I’m moving my codes from my own computer to a multi-node cluster and realized SharedArrays won’t work on multiple nodes without shared memory.
The old code using SharedArrays looks like below:
using Distributed, ClusterManagers, SharedArrays
Nworker = 100
addprocs(SlurmManager(Nworker), t="20:00:00")
@everywhere Data = CSV.read("Data.csv"; header=false)
@everywhere N = 1_000_000
Result = SharedArray{Float64}(N, 4)
@sync @distributed for i = 1:N
Result[i,:] = ones(4,1)*Data[i] # for illustration only
# however, each iteration will be short,
# so -pmap- may not be good option here.
end
My questions is what will be good alternatives to SharedArrays in this case? If possible, I’d like to keep the @distributed for loop structure to minimize the work of code-rewriting.
I saw DistributedArrays but really didn’t figure out how to use it in my setting. Specifically, how to combine it with @distributed for loop since I don’t control for which part of the iteration goes to which processor. Any suggestions will be greatly appreciated!
You may use the DistributedArray constructor to get around these issues, it’s not very much more complicated.
julia> nworkers()
3
julia> @everywhere using DistributedArrays, OffsetArrays
julia> N = 6 # for demonstration
6
julia> Data = distribute(rand(N)); # using the default distribution at this point
julia> Result = DArray((N,4)) do inds # local indices on each processor
arr = zeros(inds) # We create an OffsetArray with the correct local indices
data_local = OffsetArray(localpart(Data),localindices(Data)) # get the local part of data on each processor and assign the proper indices
for i in inds[1]
arr[i,:] .= ones(4)*data_local[i]
end
parent(arr) # strip the OffsetArray wrapper
end
6×4 DArray{Float64,2,Array{Float64,2}}:
0.54454 0.54454 0.54454 0.54454
0.285744 0.285744 0.285744 0.285744
0.678867 0.678867 0.678867 0.678867
0.62554 0.62554 0.62554 0.62554
0.862751 0.862751 0.862751 0.862751
0.103856 0.103856 0.103856 0.103856
That is expected though because data needs to be transferred to the remote worker nodes for processing, whereas SharedArray is shared by all worker nodes that reside in the same node.
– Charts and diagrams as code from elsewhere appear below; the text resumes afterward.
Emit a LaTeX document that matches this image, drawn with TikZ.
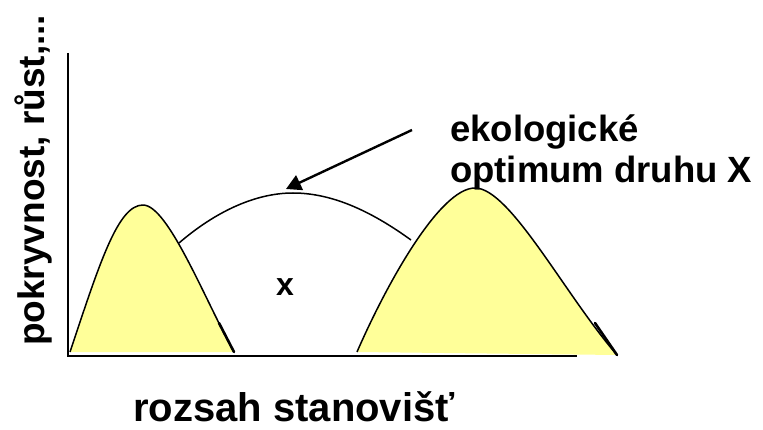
\documentclass[tikz,border=0pt]{standalone}
\usepackage{fontspec}
\setmainfont{Liberation Sans}
\usetikzlibrary{arrows.meta}
\definecolor{bumpfill}{HTML}{FFFF99}
\begin{document}
\begin{tikzpicture}[x=1pt,y=-1pt,
  lbl/.style={inner sep=0pt, font=\bfseries},
  curve/.style={line width=1.5pt, line join=round},
  axis/.style={line width=2pt},
  heavy/.style={line width=2.6pt, line cap=round},
  pointer/.style={line width=2.4pt, -{Triangle[length=15pt,width=16pt]}}]
\useasboundingbox (0,0) rectangle (763,430);

% left bump
\coordinate (L0) at (70,352);
\coordinate (Lp) at (143,205);
\coordinate (L1) at (234,352);
\fill[bumpfill] (L0) .. controls (100,262) and (118,205) .. (Lp)
  .. controls (168,205) and (205,300) .. (L1) -- cycle;
\draw[curve] (L0) .. controls (100,262) and (118,205) .. (Lp)
  .. controls (168,205) and (205,300) .. (L1);
\coordinate (La) at (219,323);
\draw[heavy] (La) -- (L1);

% right bump
\coordinate (R0) at (357,352);
\coordinate (Rp) at (475,188);
\coordinate (R1) at (617,355);
\fill[bumpfill] (R0) .. controls (387,283) and (440,188) .. (Rp)
  .. controls (510,188) and (565,295) .. (R1) -- cycle;
\draw[curve] (R0) .. controls (387,283) and (440,188) .. (Rp)
  .. controls (510,188) and (565,295) .. (R1);
\coordinate (Ra) at (595,323);
\draw[heavy] (Ra) -- (R1);

% middle arc
\coordinate (M0) at (179,243);
\coordinate (Mp) at (293,193);
\coordinate (M1) at (411,240);
\draw[curve] (M0) .. controls (215,212) and (255,193) .. (Mp)
  .. controls (335,193) and (375,214) .. (M1);

% axes
\coordinate (O) at (68,356);
\coordinate (Ytop) at (68,53);
\coordinate (Xend) at (577,356);
\draw[axis] (Ytop) -- (O) -- (Xend);

% arrow
\coordinate (Astart) at (412,130);
\coordinate (Atip) at (286,189);
\draw[pointer] (Astart) -- (Atip);

% labels
\node[lbl, anchor=base west] (eko) at (450,142)
  {\fontsize{36.5}{36.5}\selectfont ekologické};
\node[lbl, anchor=base west] (opt) at (450,183)
  {\fontsize{36.5}{36.5}\selectfont optimum druhu X};
\node[lbl, anchor=base] (xlab) at (285,296)
  {\fontsize{32}{32}\selectfont x};
\node[lbl, anchor=base west] (rozsah) at (133,421)
  {\fontsize{40}{40}\selectfont rozsah stanovišť};
\node[lbl, rotate=90, anchor=base west] (ylab) at (44,346)
  {\fontsize{37}{37}\selectfont pokryvnost, růst,...};
\end{tikzpicture}
\end{document}
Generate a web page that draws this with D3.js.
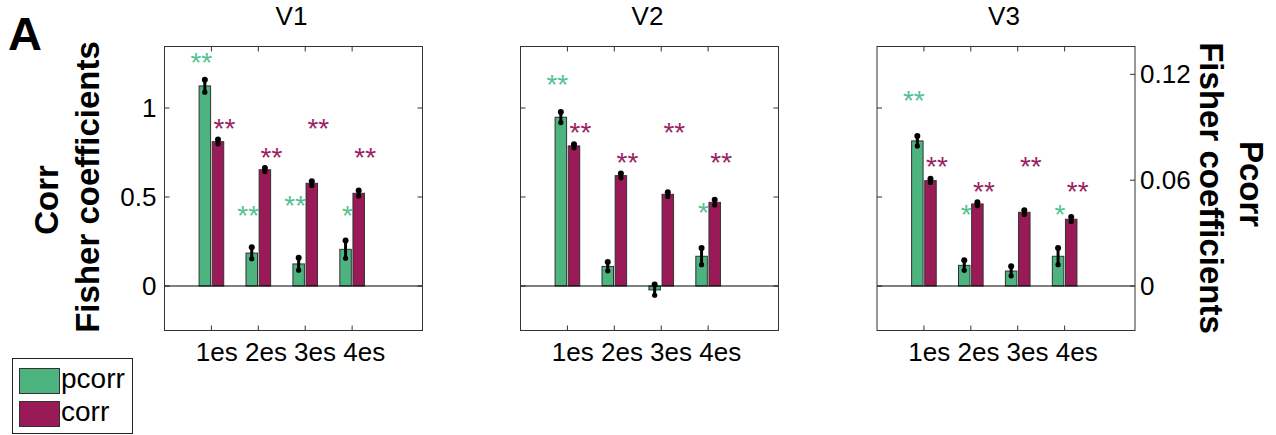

Despite of the reason you mentioned, I think still the performance is nowhere closer to, say, MPI implementation. I don’t know the details behind though.
If by MPI you mean repeated data transfer between cores then yes, Julia does have a performance bottleneck in this, as the arrays are not pre-allocated unlike MPI. This case is different as there’s not much transfer involved. I believe the data-transfer lags might be mitigated to some extent with ArrayChannels.jl, but I haven’t used it myself.
I Admit my ignorance here… how are the arrays copied between the severs?
I know - read the source!
I would start to use the term RDMA here - which woudl put me int he firing line for investigating if this is feasible for DistributedArrays so I will not!